Моя башня тоже не без греха: она появилась в конце семнадцатого века вместо Сретенских ворот. Но все-таки это было развитие и апгрейд, ворота превратились в башню. Так бывает. В любой стратегии, в «Варкрафте» изначальном например, всякая стена стремится заполучить башню. Стена вокруг Земляного города, которая на Сретенке укреплена была Сретенскими воротами, тоже закономерно получила свою башню. Петр I распорядился. Правда, никакого военного значения башня уже не имела, зато сразу стала московской достопримечательностью. Строилась в два приема, со второго раза, в самом начале восемнадцатого века, стала одной из самых высоких точек города — с учетом того, что стояла на одном из семи московских холмов. Нарекли ее Сухаревой. Есть легенда, что по имени стольника Лаврентия Сухарева, который командовал Сухаревским полком. Что, мол, Петр таким образом отметил лояльность стольника, который не поддержал (единственный, кажется) стрелецкий бунт. Но есть и прозаическая версия. Местность эта в народе звалась «в Сухареве». Скорее всего, полк назывался по местности, а стольник Сухарев… Может, это его назначили, потому что полк Сухаревский. Игра слов. Петр был затейником, это не секрет. В новой истории тоже есть примеры: вот несколько лет назад главным тренером грозненского «Терека» тоже был назначен человек по имени Вячеслав Грозный. Как известно, президент этого футбольного клуба тоже харизматичный весельчак — строго говоря, никакой другой причины назначать именно этого специалиста главным тренером не было. Но, конечно, вопрос с названием открыт.

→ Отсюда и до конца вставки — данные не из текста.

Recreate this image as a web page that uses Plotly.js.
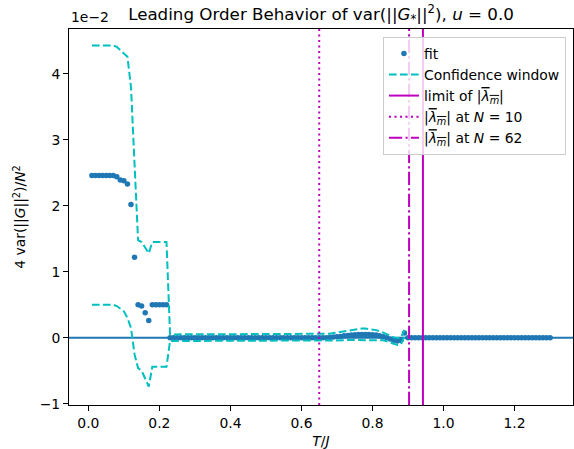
<!DOCTYPE html>
<html>
<head>
<meta charset="utf-8">
<script src="https://cdn.plot.ly/plotly-3.0.1.min.js"></script>
<style>html,body{margin:0;padding:0;background:#fff;}#chart{width:574px;height:449px;}</style>
</head>
<body>
<div id="chart"></div>
<script>
// T/J grid (points every 0.01)
const T = [0.01,0.02,0.03,0.04,0.05,0.06,0.07,0.08,0.09,0.10,
0.11,0.12,0.13,0.14,0.15,0.16,0.17,0.18,0.19,0.20,
0.21,0.22,0.23,0.24,0.25,0.26,0.27,0.28,0.29,0.30,
0.31,0.32,0.33,0.34,0.35,0.36,0.37,0.38,0.39,0.40,
0.41,0.42,0.43,0.44,0.45,0.46,0.47,0.48,0.49,0.50,
0.51,0.52,0.53,0.54,0.55,0.56,0.57,0.58,0.59,0.60,
0.61,0.62,0.63,0.64,0.65,0.66,0.67,0.68,0.69,0.70,
0.71,0.72,0.73,0.74,0.75,0.76,0.77,0.78,0.79,0.80,
0.81,0.82,0.83,0.84,0.85,0.86,0.87,0.88,0.89,0.90,
0.91,0.92,0.93,0.94,0.95,0.96,0.97,0.98,0.99,1.00,
1.01,1.02,1.03,1.04,1.05,1.06,1.07,1.08,1.09,1.10,
1.11,1.12,1.13,1.14,1.15,1.16,1.17,1.18,1.19,1.20,
1.21,1.22,1.23,1.24,1.25,1.26,1.27,1.28,1.29,1.30];

// fit values (units of 1e-2)
const fitVals = [2.46,2.46,2.46,2.46,2.46,2.46,2.46,2.44,2.39,2.38,
2.33,2.02,1.22,0.50,0.48,0.38,0.26,0.50,0.50,0.50,
0.50,0.50,0.00,0.00,0.00,0.00,0.00,0.00,0.00,0.00,
0.00,0.00,0.00,0.00,0.00,0.00,0.00,0.00,0.00,0.00,
0.00,0.00,0.00,0.00,0.00,0.00,0.00,0.00,0.00,0.00,
0.00,0.00,0.00,0.00,0.00,0.00,0.00,0.00,0.00,0.00,
0.00,0.00,0.00,0.00,0.00,0.00,0.00,0.005,0.01,0.015,
0.02,0.03,0.035,0.04,0.045,0.05,0.05,0.05,0.05,0.045,
0.04,0.03,0.015,0.00,-0.02,-0.04,-0.05,-0.04,0.07,0.00,
0.00,0.00,0.00,0.00,0.00,0.00,0.00,0.00,0.00,0.00,
0.00,0.00,0.00,0.00,0.00,0.00,0.00,0.00,0.00,0.00,
0.00,0.00,0.00,0.00,0.00,0.00,0.00,0.00,0.00,0.00,
0.00,0.00,0.00,0.00,0.00,0.00,0.00,0.00,0.00,0.00];

// confidence window (T from 0.01 to 0.89)
const confUpper = [4.43,4.43,4.43,4.43,4.43,4.43,4.43,4.41,4.36,4.31,
4.26,3.80,2.55,1.48,1.45,1.37,1.28,1.45,1.45,1.45,
1.45,1.45,0.05,0.05,0.05,0.05,0.05,0.05,0.05,0.05,
0.05,0.05,0.05,0.05,0.05,0.05,0.05,0.05,0.05,0.05,
0.05,0.05,0.05,0.05,0.05,0.05,0.05,0.05,0.05,0.05,
0.05,0.05,0.05,0.05,0.05,0.05,0.05,0.05,0.05,0.05,
0.05,0.05,0.05,0.05,0.05,0.05,0.055,0.06,0.07,0.08,
0.09,0.10,0.11,0.12,0.13,0.135,0.14,0.14,0.135,0.125,
0.115,0.10,0.08,0.055,0.03,0.005,-0.005,0.00,0.12];
const confLower = [0.50,0.50,0.50,0.50,0.50,0.50,0.50,0.48,0.44,0.40,
0.30,0.15,-0.25,-0.46,-0.50,-0.62,-0.74,-0.44,-0.44,-0.44,
-0.44,-0.44,-0.05,-0.05,-0.05,-0.05,-0.05,-0.05,-0.05,-0.05,
-0.05,-0.05,-0.05,-0.05,-0.05,-0.05,-0.05,-0.05,-0.05,-0.05,
-0.05,-0.05,-0.05,-0.05,-0.05,-0.05,-0.05,-0.05,-0.05,-0.05,
-0.05,-0.05,-0.05,-0.05,-0.05,-0.05,-0.05,-0.05,-0.05,-0.05,
-0.05,-0.05,-0.05,-0.05,-0.05,-0.05,-0.05,-0.045,-0.045,-0.04,
-0.04,-0.04,-0.035,-0.035,-0.035,-0.035,-0.035,-0.035,-0.035,-0.035,
-0.035,-0.035,-0.04,-0.055,-0.075,-0.10,-0.11,-0.10,0.02];

// vertical reference lines
const vlineX = [0.942, 0.65, 0.903];
const vlineNames = ['limit of |<span style="text-decoration:overline"><i>λ<sub>m</sub></i></span>|',
  '|<span style="text-decoration:overline"><i>λ<sub>m</sub></i></span>| at <i>N</i> = 10',
  '|<span style="text-decoration:overline"><i>λ<sub>m</sub></i></span>| at <i>N</i> = 62'];
const vlineDash = ['solid', '2.1px,3.4px', '13.3px,3.3px,2.1px,3.3px'];

const X_RANGE = [-0.0545, 1.3645];
const Y_RANGE = [-1.02, 4.68];
const Y_TICKS = [-1, 0, 1, 2, 3, 4];
const X_TICKS = [0.0, 0.2, 0.4, 0.6, 0.8, 1.0, 1.2];

const BLUE = '#1f77b4', CYAN = '#00bfbf', MAG = '#bf00bf';
const FONT = 'DejaVu Sans, sans-serif';

const tConf = T.slice(0, confUpper.length);
const traces = [
  {x: T, y: fitVals, type: 'scatter', mode: 'markers', name: 'fit',
   marker: {color: BLUE, size: 5.5}},
  {x: tConf, y: confUpper, type: 'scatter', mode: 'lines', name: 'Confidence window',
   legendgroup: 'conf', line: {color: CYAN, width: 2, dash: '7.7px,3.3px'}},
  {x: tConf, y: confLower, type: 'scatter', mode: 'lines', name: 'Confidence window',
   legendgroup: 'conf', showlegend: false, line: {color: CYAN, width: 2, dash: '7.7px,3.3px'}}
];
vlineX.forEach((v, i) => {
  traces.push({x: [v, v], y: Y_RANGE, type: 'scatter', mode: 'lines', name: vlineNames[i],
    line: {color: MAG, width: 2, dash: vlineDash[i]}});
});

const layout = {
  width: 574, height: 449,
  margin: {l: 69, r: 1, t: 29, b: 44},
  paper_bgcolor: '#fff', plot_bgcolor: '#fff',
  font: {family: FONT, size: 13.9, color: '#000'},
  title: {text: 'Leading Order Behavior of var(||<i>G</i><sub>*</sub>||<sup>2</sup>), <i>u</i> = 0.0',
    font: {family: FONT, size: 16.7, color: '#000'},
    x: 0.5, xref: 'paper', y: 0.969, yref: 'container', yanchor: 'middle'},
  xaxis: {range: X_RANGE, tickvals: X_TICKS, ticktext: X_TICKS.map(v => v.toFixed(1)),
    showgrid: false, zeroline: false, showline: true, mirror: true,
    linecolor: '#000', linewidth: 1.1, ticks: 'outside', ticklen: 4.9, tickwidth: 1.1,
    tickcolor: '#000', tickfont: {family: FONT, size: 13.9},
    title: {text: '<i>T</i>/<i>J</i>', font: {family: FONT, size: 13.9}, standoff: 6}},
  yaxis: {range: Y_RANGE, tickvals: Y_TICKS, ticktext: Y_TICKS.map(v => v < 0 ? '\u2212' + Math.abs(v) : String(v)),
    showgrid: false, zeroline: false, showline: true, mirror: true,
    linecolor: '#000', linewidth: 1.1, ticks: 'outside', ticklen: 4.9, tickwidth: 1.1,
    tickcolor: '#000', tickfont: {family: FONT, size: 13.9},
    title: {text: '4 var(||<i>G</i>||<sup>2</sup>)/<i>N</i><sup>2</sup>', font: {family: FONT, size: 13.9}, standoff: 10}},
  shapes: [
    {type: 'line', xref: 'paper', x0: 0, x1: 1, yref: 'y', y0: 0, y1: 0,
     line: {color: BLUE, width: 2}, layer: 'below'}
  ],
  annotations: [
    {text: '1e\u22122', xref: 'paper', yref: 'paper', x: 0, y: 1, xanchor: 'left', yanchor: 'bottom',
     yshift: 2, showarrow: false, font: {family: FONT, size: 13.9, color: '#000'}}
  ],
  legend: {x: 0.986, y: 0.979, xanchor: 'right', yanchor: 'top',
    bgcolor: 'rgba(255,255,255,0.8)', bordercolor: '#cccccc', borderwidth: 1,
    font: {family: FONT, size: 13.9, color: '#000'}, tracegroupgap: 0},
  showlegend: true
};

Plotly.newPlot('chart', traces, layout, {displayModeBar: false, staticPlot: true});
</script>
</body>
</html>
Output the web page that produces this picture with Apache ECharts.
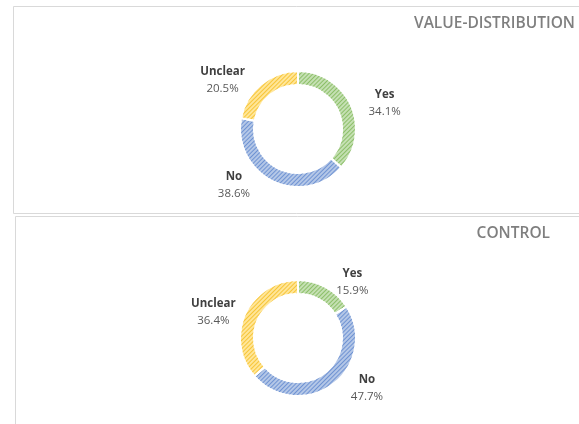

И закрутилась история Сухаревой башни. Весь ее облик, придуманный зодчим Михаилом Чоглоковым, утверждал: настали новые времена. Грубо говоря, русский низ, европейский верх. Основание — палаты, в традициях русской архитектуры, а сама башня — практически готика. «Невеста Ивана Великого» — намекая на соразмерность и созначимость с колокольней Ивана Великого. Тут была устроена морская «навигацкая» школа, а потом — Адмиралтейская контора, которая занималась заготовкой провианта и материалов для Балтийского флота. В стенах Сухаревой башни работали «арифметические классы», которые готовили студентов для питерской Морской академии.

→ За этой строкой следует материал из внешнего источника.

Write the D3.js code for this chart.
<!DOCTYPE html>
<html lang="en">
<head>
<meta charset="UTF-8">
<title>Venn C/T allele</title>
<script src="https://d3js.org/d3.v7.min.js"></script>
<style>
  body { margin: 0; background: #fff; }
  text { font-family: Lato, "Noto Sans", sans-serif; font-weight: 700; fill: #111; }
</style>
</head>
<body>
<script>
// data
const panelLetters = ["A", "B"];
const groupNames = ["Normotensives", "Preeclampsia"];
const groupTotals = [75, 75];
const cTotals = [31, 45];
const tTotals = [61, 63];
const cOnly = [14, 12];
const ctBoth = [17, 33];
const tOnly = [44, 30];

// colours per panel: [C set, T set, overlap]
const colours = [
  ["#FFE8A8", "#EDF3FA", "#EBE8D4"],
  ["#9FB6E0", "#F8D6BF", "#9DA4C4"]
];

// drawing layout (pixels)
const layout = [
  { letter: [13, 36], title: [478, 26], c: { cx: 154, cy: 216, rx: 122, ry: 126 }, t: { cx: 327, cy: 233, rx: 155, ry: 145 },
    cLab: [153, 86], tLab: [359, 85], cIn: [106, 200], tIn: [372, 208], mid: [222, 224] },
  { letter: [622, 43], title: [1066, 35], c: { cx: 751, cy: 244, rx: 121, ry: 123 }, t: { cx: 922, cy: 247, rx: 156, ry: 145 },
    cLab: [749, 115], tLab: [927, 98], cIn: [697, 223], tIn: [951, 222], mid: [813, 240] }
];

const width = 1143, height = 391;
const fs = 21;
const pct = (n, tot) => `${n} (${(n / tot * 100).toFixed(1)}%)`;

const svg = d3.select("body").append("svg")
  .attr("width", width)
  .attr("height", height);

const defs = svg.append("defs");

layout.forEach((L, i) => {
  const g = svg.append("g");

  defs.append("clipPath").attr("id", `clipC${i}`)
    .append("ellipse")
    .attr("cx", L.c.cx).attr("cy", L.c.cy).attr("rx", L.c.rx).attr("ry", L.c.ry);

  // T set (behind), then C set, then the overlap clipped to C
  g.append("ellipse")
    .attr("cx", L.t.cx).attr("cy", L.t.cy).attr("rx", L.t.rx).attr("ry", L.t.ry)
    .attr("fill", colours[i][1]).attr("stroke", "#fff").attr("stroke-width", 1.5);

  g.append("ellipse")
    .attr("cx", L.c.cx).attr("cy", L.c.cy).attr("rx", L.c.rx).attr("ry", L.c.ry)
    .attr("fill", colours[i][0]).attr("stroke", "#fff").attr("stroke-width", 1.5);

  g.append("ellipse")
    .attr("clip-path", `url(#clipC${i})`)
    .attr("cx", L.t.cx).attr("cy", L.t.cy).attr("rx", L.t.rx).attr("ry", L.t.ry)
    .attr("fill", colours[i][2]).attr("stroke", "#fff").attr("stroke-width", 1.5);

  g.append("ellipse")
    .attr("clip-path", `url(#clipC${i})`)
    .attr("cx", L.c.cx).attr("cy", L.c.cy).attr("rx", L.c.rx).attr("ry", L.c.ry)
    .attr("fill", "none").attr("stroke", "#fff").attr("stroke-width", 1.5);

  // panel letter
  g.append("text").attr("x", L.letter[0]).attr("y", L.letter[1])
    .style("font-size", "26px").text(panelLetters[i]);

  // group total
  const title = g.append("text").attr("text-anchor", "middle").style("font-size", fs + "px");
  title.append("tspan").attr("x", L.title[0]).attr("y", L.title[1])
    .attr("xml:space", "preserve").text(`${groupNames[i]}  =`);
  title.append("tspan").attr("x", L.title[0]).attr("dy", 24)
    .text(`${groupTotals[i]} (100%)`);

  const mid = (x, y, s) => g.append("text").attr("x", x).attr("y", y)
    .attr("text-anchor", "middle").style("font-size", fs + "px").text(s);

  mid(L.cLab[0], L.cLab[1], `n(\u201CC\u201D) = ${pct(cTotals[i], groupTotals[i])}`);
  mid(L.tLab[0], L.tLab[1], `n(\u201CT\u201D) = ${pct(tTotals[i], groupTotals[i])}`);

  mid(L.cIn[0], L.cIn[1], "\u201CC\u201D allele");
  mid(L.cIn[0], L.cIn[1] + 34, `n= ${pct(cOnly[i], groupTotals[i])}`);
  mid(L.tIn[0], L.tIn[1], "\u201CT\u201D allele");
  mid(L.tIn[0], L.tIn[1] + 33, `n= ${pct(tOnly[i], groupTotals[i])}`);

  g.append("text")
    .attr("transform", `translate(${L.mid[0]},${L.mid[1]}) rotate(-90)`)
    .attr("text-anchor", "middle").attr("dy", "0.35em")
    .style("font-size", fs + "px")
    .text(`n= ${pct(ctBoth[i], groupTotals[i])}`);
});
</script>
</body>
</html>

Тут хозяйничал Яков Брюс. Он устроил в башне первую российскую обсерваторию. А еще Брюс умел превращать цветочные букеты в девушек, а тех — обратно в цветы. По ночам Брюс становился огненным драконом (или орлом) и облетал с Сухаревой башни свои московские владения. Надо ли говорить, что от башни не только шел подземный ход до московского дома Брюса на Мещанской, но и до самого Кремля был прорублен тайный путепровод. В знойный летний день этот колдун мог превратить пруд в каток и пригласить покататься на коньках всех желающих. А еще у него была волшебная книга царя Соломона и его же магическая печатка: повернув перстень, можно было стать невидимым или разрушить любое колдовство, а то и получить власть над сатаной.
По астрологической карте Брюса Сталин и Каганович, поговаривают, строили московское метро, поэтому на Кольцевой всего двенадцать станций — как знаков зодиака.

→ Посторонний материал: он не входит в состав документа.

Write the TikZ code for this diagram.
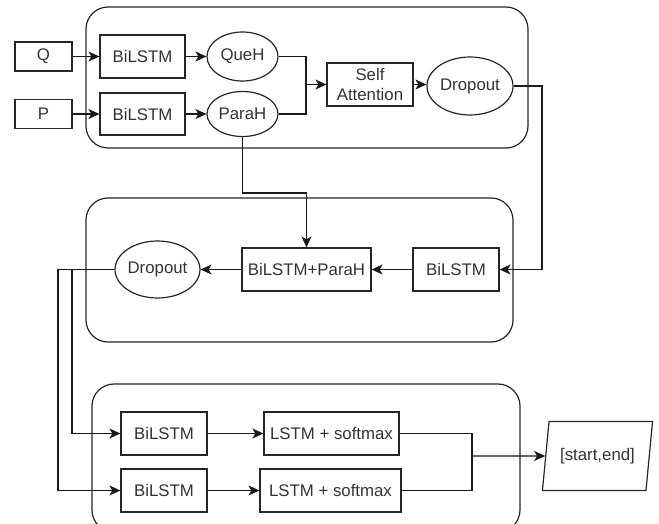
\documentclass[tikz,border=0pt]{standalone}
\usepackage{fontspec}
\setmainfont{Liberation Sans}
\usetikzlibrary{arrows.meta,shapes.geometric}

\tikzset{
  every picture/.style={line width=1.2pt},
  box/.style={draw=black!85, rectangle, inner sep=0pt, text=black!80,
    font=\fontsize{16.8}{20}\selectfont, minimum height=43pt},
  oval/.style={draw=black!85, ellipse, inner sep=0pt, text=black!80,
    font=\fontsize{16.8}{20}\selectfont},
  group/.style={draw=black!85, rounded corners=22pt},
  link/.style={draw=black!90, -{Stealth[length=11pt,width=10pt,inset=3pt]}},
  wire/.style={draw=black!90},
}

\begin{document}
\begin{tikzpicture}[x=1pt,y=-1pt]
\useasboundingbox (0,0) rectangle (659,524);

% grouping frames
\draw[group] (86,7) rectangle (528,148);
\draw[group] (86,198) rectangle (513,342);
\begin{scope}
  \clip (0,0) rectangle (659,524);
  \draw[group] (92,384) rectangle (520,532);
\end{scope}

% encoder stage
\node[box, minimum width=57pt, minimum height=29pt] (q) at (43.5,56.5) {Q};
\node[box, minimum width=57pt, minimum height=29pt] (p) at (43.5,114) {P};
\node[box, minimum width=85pt] (bq) at (142.5,56.5) {BiLSTM};
\node[box, minimum width=85pt, minimum height=42pt] (bp) at (142.5,114) {BiLSTM};
\node[oval, minimum width=71pt, minimum height=49pt] (queh) at (242.5,56.5) {QueH};
\node[oval, minimum width=71pt, minimum height=45pt] (parah) at (242.5,114) {ParaH};
\node[box, minimum width=86pt, align=center] (sa) at (370,84.5) {Self\\Attention};
\node[oval, minimum width=86pt, minimum height=58pt] (d1) at (470,86) {Dropout};

% fusion stage
\node[box, minimum width=86pt] (bm) at (456,269.5) {BiLSTM};
\node[box, minimum width=129pt] (bph) at (306.5,269.5) {BiLSTM+ParaH};
\node[oval, minimum width=85pt, minimum height=57pt] (d2) at (157.5,269.5) {Dropout};

% pointer stage
\node[box, minimum width=86pt] (b1) at (164,433.5) {BiLSTM};
\node[box, minimum width=86pt] (b2) at (164,490.5) {BiLSTM};
\node[box, minimum width=135pt] (l1) at (331.5,433.5) {LSTM + softmax};
\node[box, minimum width=141pt] (l2) at (330.5,490.5) {LSTM + softmax};
\node[draw=black!85, trapezium, trapezium left angle=72, trapezium right angle=108,
  trapezium stretches=true, minimum width=111pt, minimum height=69pt, inner sep=0pt,
  text=black!80, font=\fontsize{16.8}{20}\selectfont] (out) at (597.5,456) {[start,end]};

% junction points
\coordinate (jqp) at (306,84.5);
\coordinate (jd1) at (542,269.5);
\coordinate (jph) at (306.5,193);
\coordinate (ja) at (72,433.5);
\coordinate (jb) at (58,490.5);
\coordinate (jl) at (472,456);

% connectors
\draw[link] (q) -- (bq);
\draw[link] (p) -- (bp);
\draw[link] (bq) -- (queh);
\draw[link] (bp) -- (parah);
\draw[wire] (queh.east) -| (jqp);
\draw[wire] (parah.east) -| (jqp);
\draw[link] (jqp) -- (sa.west);
\draw[link] (sa.east) -- (sa.east -| d1.west);
\draw[link] (d1.east) -| (jd1) -- (bm.east);
\draw[link] (parah.south) |- (jph) -- (bph.north);
\draw[link] (bm) -- (bph);
\draw[link] (bph) -- (d2);
\draw[link] (d2.west) -| (ja) -- (b1.west);
\draw[link] (d2.west) -| (jb) -- (b2.west);
\draw[link] (b1) -- (l1);
\draw[link] (b2) -- (l2);
\draw[wire] (l1.east) -| (jl);
\draw[wire] (l2.east) -| (jl);
\draw[link] (jl) -- (out);
\end{tikzpicture}
\end{document}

Собственно, сталинским любопытством некоторые объясняют разорение башни: мол, искал волшебную книгу и перстень. И, мол, кто знает, может, и нашел.
Точно известно, что в девятнадцатом веке на башню навесили резервуары для воды и она стала водонапорной. Потом нагрузку сняли, отреставрировали снаружи и внутри и устроили Коммунальный музей.
И да, ранней весной двадцать восьмого года в трактире у башни была подписана историческая конвенция детей лейтенанта Шмидта — нам это известно со слов Шуры Балаганова, разумеется.
Ее воспевали, ею восхищались, ее отмечали — за высоту, за грозный вид, за нежно-красный, розовый почти цвет; за башенные часы, которые были мерилом, эталоном московского времени.
Коммунисты сначала были к башне благосклонны. Ее отреставрировали. «Советская власть возвратила ее к жизни в полном смысле этого слова, не только обновив капитальным ремонтом ее одряхлевшие члены, но и вдунув в нее живую душу» — так радостно писал в книге о Сухаревой башне историк, москвовед и директор Московского коммунального музея Петр Сытин. Как положено после таких слов, в тридцать четвертом музею предложили переехать в новое помещение. И стало ясно, что Сухареву башню собираются снести.
Почему?
Сказано было уже: чтобы расширить движение по Сретенке, чтобы кольцо нормально ехало. Разумеется, не смутило, что это была мировая достопримечательность, архитектурный шедевр, символ Москвы. И не помогло, что Сухарева башня — первое гражданское здание, которое было возведено, как бы это сказать, символически, просто ради красоты.
Подобные порывы на Руси тотально заканчивались строительством храмов или монастырей. А тут — общественное здание, грандиозное, первое в очень многих смыслах.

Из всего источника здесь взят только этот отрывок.